Tuesday, January 6, 2015

GMO-Free Food Sales Explode Amid Public Awareness

Does it even pass the ‘organic’ label?
Americans are speaking with their wallets like never before in order to voice our true collective opinion of how corporations and Big Food are working with our food. One critical example of how we are demanding change can be seen where the sale of non-GMO Project Verified foods have more than doubled since 2013.
Verified GMO-free food sales were $3 billion in 2013 and were $8.5 billion in 2014! Not only that, organic food sales overall are projected to grow another 14% by 2018, and this is a modest estimate according to The United States Organic Food Market Forecast & Opportunities.
In 2012, organic food sales topped $81.3 billion, and with new methods of self-sustainability and organic farming, including hydroponics and roof-top arming in urban areas popping up all over the country, we could easily see these numbers double, or even triple.

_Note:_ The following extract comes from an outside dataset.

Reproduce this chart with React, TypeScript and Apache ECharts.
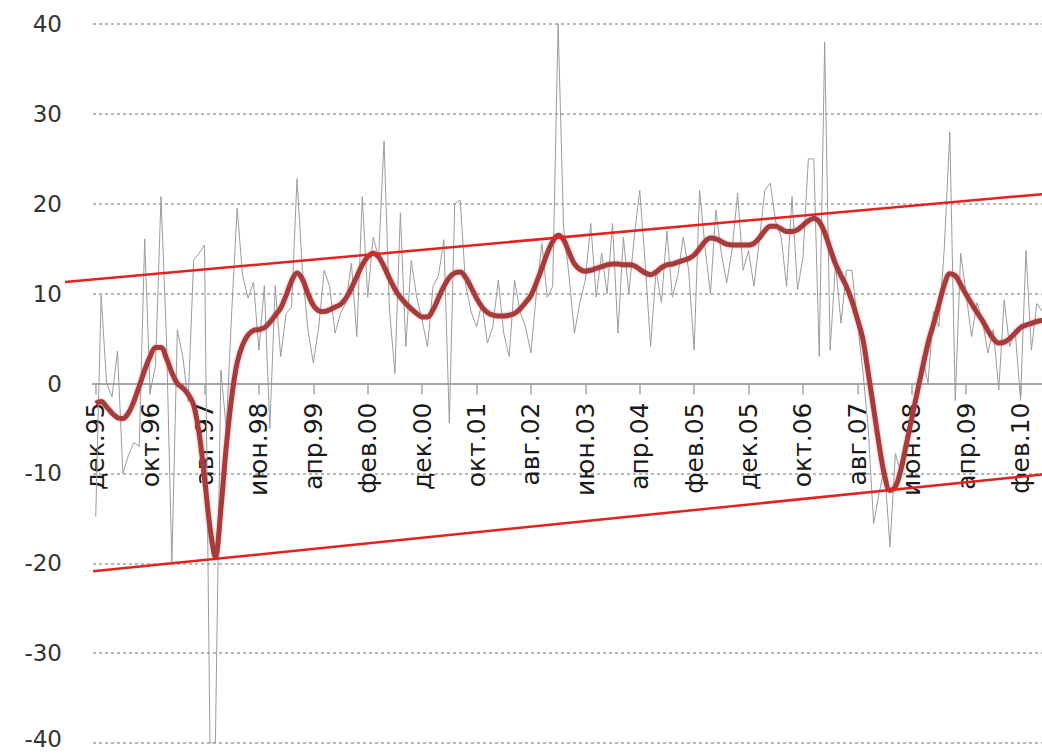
import React, { useEffect, useRef } from "react";
import * as echarts from "echarts";

const monthNames = ["янв", "фев", "мар", "апр", "май", "июн", "июл", "авг", "сен", "окт", "ноя", "дек"];
const startYear = 1995;
const startMonth = 11; // December (0-based)
const monthCount = 175;

const categories: string[] = [];
for (let i = 0; i < monthCount; i++) {
  const m = (startMonth + i) % 12;
  const y = startYear + Math.floor((startMonth + i) / 12);
  categories.push(monthNames[m] + "." + String(y % 100).padStart(2, "0"));
}

// monthly values (grey line)
const monthly: number[] = [
  -14.8, 9.8, 0.0, -1.5, 3.6, -10.0, -8.0, -6.6, -7.0, 16.1,
  -1.0, 2.0, 20.8, 5.0, -20.0, 6.0, 3.0, -2.0, 13.7, 14.5,
  15.4, -40.0, -40.0, 1.5, -5.0, 8.0, 19.5, 12.0, 9.5, 11.3,
  3.7, 10.9, -5.0, 10.9, 3.0, 7.8, 8.5, 22.8, 12.6, 6.0,
  2.3, 6.3, 12.6, 10.8, 5.6, 7.8, 9.0, 13.4, 5.2, 20.8,
  9.6, 16.3, 14.0, 27.0, 8.2, 1.1, 19.0, 4.1, 13.7, 9.6,
  7.0, 4.1, 10.8, 12.0, 16.0, -4.4, 20.0, 20.4, 11.0, 8.0,
  6.3, 9.0, 4.5, 6.3, 11.5, 5.6, 3.0, 11.5, 8.0, 6.3,
  3.4, 10.0, 15.6, 9.6, 10.8, 40.0, 17.4, 12.0, 5.6, 9.0,
  11.5, 17.8, 9.6, 14.5, 10.0, 17.8, 5.6, 16.3, 10.0, 16.3,
  21.5, 13.4, 4.1, 12.6, 9.0, 17.0, 9.6, 12.0, 16.3, 12.6,
  3.7, 21.5, 15.2, 10.0, 19.3, 14.5, 11.2, 15.0, 21.2, 12.6,
  14.8, 10.8, 16.0, 21.5, 22.3, 18.0, 16.3, 10.8, 20.8, 10.4,
  14.0, 25.0, 25.0, 3.0, 38.0, 3.7, 13.4, 6.7, 12.6, 12.6,
  7.0, 1.5, -5.0, -15.6, -12.2, -9.3, -18.2, -7.8, -10.0, -6.0,
  -4.0, -2.0, 3.0, 0.0, 8.0, 6.3, 15.2, 28.0, -1.9, 14.5,
  10.0, 5.2, 9.0, 7.0, 3.4, 6.0, -0.7, 9.3, 4.1, 6.0,
  -1.9, 14.8, 3.7, 8.9, 8.0,
];

// smoothed values (dark red line)
const smoothed: number[] = [
  -2.2, -2.0, -2.6, -3.3, -3.8, -3.9, -3.3, -2.0, -0.3, 1.5,
  3.0, 4.0, 4.0, 2.8, 1.2, 0.0, -0.5, -1.2, -2.4, -5.5,
  -10.5, -16.0, -19.3, -14.0, -7.0, -1.5, 2.3, 4.3, 5.4, 5.9,
  6.0, 6.2, 6.8, 7.6, 8.4, 9.8, 11.4, 12.3, 11.6, 10.0,
  8.7, 8.1, 8.0, 8.2, 8.5, 8.8, 9.5, 10.6, 11.9, 13.2,
  14.1, 14.5, 14.1, 13.0, 11.7, 10.5, 9.6, 8.9, 8.3, 7.8,
  7.4, 7.4, 8.2, 9.5, 10.8, 11.8, 12.3, 12.4, 11.8, 10.7,
  9.5, 8.5, 7.9, 7.6, 7.5, 7.5, 7.6, 7.8, 8.3, 9.0,
  9.8, 11.2, 12.8, 14.5, 15.8, 16.5, 16.0, 14.6, 13.3, 12.7,
  12.5, 12.6, 12.8, 13.0, 13.2, 13.3, 13.3, 13.2, 13.2, 13.1,
  12.7, 12.3, 12.1, 12.4, 12.9, 13.2, 13.3, 13.5, 13.7, 13.9,
  14.3, 15.0, 15.8, 16.2, 16.1, 15.8, 15.5, 15.4, 15.4, 15.4,
  15.4, 15.6, 16.2, 17.0, 17.5, 17.5, 17.2, 16.9, 16.9, 17.1,
  17.6, 18.1, 18.4, 18.0, 16.8, 15.0, 13.3, 12.0, 10.8, 9.2,
  7.2, 5.0, 1.2, -2.8, -6.8, -10.2, -11.9, -11.5, -9.6, -6.8,
  -3.9, -1.0, 1.8, 4.5, 6.6, 8.8, 11.0, 12.2, 12.0, 11.0,
  9.9, 8.9, 7.9, 7.0, 5.9, 5.0, 4.5, 4.6, 5.0, 5.6,
  6.2, 6.5, 6.7, 6.9, 7.0,
];

// channel lines: [month index, value]
const channelStart = -5.65;
const upperChannel: number[][] = [[-5.65, 11.3], [174.5, 21.1]];
const lowerChannel: number[][] = [[-0.5, -20.9], [174.5, -10.1]];

const yTicks = { min: -40, max: 40, interval: 10 };

export default function App() {
  const ref = useRef<HTMLDivElement>(null);
  useEffect(() => {
    if (!ref.current) return;
    const chart = echarts.init(ref.current, null, { renderer: "svg" });
    const font = "DejaVu Sans";
    const H = 754;
    const top = 24;
    const bottom = 11;
    const left = 93;
    const right = -3;
    const plotH = H - top - bottom;
    const zeroY = top + plotH * (yTicks.max / (yTicks.max - yTicks.min));
    const bandW = (1042 - left - right) / monthCount;
    const channelLeft = left + (channelStart + 0.5) * bandW;
    chart.setOption({
      animation: false,
      backgroundColor: "#ffffff",
      grid: [
        { left, right, top, bottom, containLabel: false, outerBoundsMode: "none" },
        { left, right, top, bottom: H - zeroY, containLabel: false, outerBoundsMode: "none" },
        { left: channelLeft, right, top, bottom, containLabel: false, outerBoundsMode: "none" },
      ],
      xAxis: [
        {
          type: "category",
          gridIndex: 0,
          data: categories,
          boundaryGap: true,
          axisLine: { show: false },
          axisTick: { show: false },
          axisLabel: { show: false },
          splitLine: { show: false },
        },
        {
          type: "value",
          gridIndex: 2,
          min: channelStart,
          max: monthCount - 0.5,
          show: false,
        },
        {
          type: "category",
          gridIndex: 1,
          data: categories,
          boundaryGap: true,
          position: "bottom",
          axisLine: { onZero: false, lineStyle: { color: "#a6a6a6", width: 2 } },
          axisTick: { show: true, interval: 9, alignWithLabel: true, length: 11, lineStyle: { color: "#a6a6a6", width: 1.5 } },
          axisLabel: {
            interval: 9,
            rotate: 90,
            margin: 19,
            color: "#1a1a1a",
            fontFamily: font,
            fontSize: 25,
          },
          splitLine: { show: false },
        },
      ],
      yAxis: [
        {
          type: "value",
          gridIndex: 0,
          min: yTicks.min,
          max: yTicks.max,
          interval: yTicks.interval,
          axisLine: { show: false },
          axisTick: { show: false },
          axisLabel: {
            color: "#333333",
            fontFamily: font,
            fontSize: 23,
            margin: 31,
            formatter: (v: number) => (v === yTicks.min ? "{low|" + v + "}" : String(v)),
            rich: {
              low: { color: "#333333", fontFamily: font, fontSize: 23, padding: [0, 0, 8, 0] },
            },
          },
          splitLine: { show: true, lineStyle: { color: "#a0a0a0", type: [3, 3], width: 1.5 } },
        },
        {
          type: "value",
          gridIndex: 1,
          min: 0,
          max: 1,
          show: false,
        },
        {
          type: "value",
          gridIndex: 2,
          min: yTicks.min,
          max: yTicks.max,
          show: false,
        },
      ],
      series: [
        {
          type: "line",
          xAxisIndex: 0,
          yAxisIndex: 0,
          data: monthly,
          symbol: "none",
          lineStyle: { color: "#9c9c9c", width: 1 },
          z: 2,
        },
        {
          type: "line",
          xAxisIndex: 0,
          yAxisIndex: 0,
          data: smoothed,
          symbol: "none",
          smooth: 0.35,
          lineStyle: { color: "#a33d3d", width: 5, shadowColor: "rgba(230,90,90,0.55)", shadowBlur: 3 },
          z: 3,
        },
        {
          type: "line",
          xAxisIndex: 1,
          yAxisIndex: 2,
          data: upperChannel,
          symbol: "none",
          lineStyle: { color: "#e3221f", width: 2.5 },
          z: 4,
        },
        {
          type: "line",
          xAxisIndex: 1,
          yAxisIndex: 2,
          data: lowerChannel,
          symbol: "none",
          lineStyle: { color: "#e3221f", width: 2.5 },
          z: 4,
        },
      ],
    });
    return () => chart.dispose();
  }, []);
  return (
    <div
      ref={ref}
      style={{ position: "fixed", left: 0, top: 0, width: 1042, height: 754, background: "#fff" }}
    />
  );
}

This is no surprise, as the term ‘non-GMO’ was expected to surpass even ‘organic’ as a buzz word in 2014 when it came to food sales. One study published by Progressive Grocer showed that consumers want Non-GMO now even more than ‘organic.’ This ought to give Monsanto, Dow, Syngenta, and the huge food corporations a run for their suicide-seed money: A staggering 80% of consumers sought out non-GMO products in their survey. The non-GMO issue has emerged as a consumer hot-button.

Even city-dwellers are looking at new ways of making a more gratifying living. One couple, highlighted in the latest issue of Edible magazine, dropped their high powered marketing jobs in the city and moved to a small plot of land in central Texas to start their own organic, hydroponic tomato farm.
In the first year of business, they already have enough restaurants clamoring for their product – grown without pesticides or GMO – to rake in cash for over 80 tons of juicy, red tomatoes that are reminiscent of the kind great grandmothers used to grow in their gardens. They don’t supplement with any lighting in their 6000 foot green house, use only sunlight, and 1/5 of the water it would take to grow the same amount of tomatoes on a conventional farm. They can also grow all year long.

It is actions like these, along with those of consumers, who have boycotted Kellogg’s, Gerber, Pepsi, Frito-Lay, Coca-Cola, and other GM pushing companies, that are making a difference.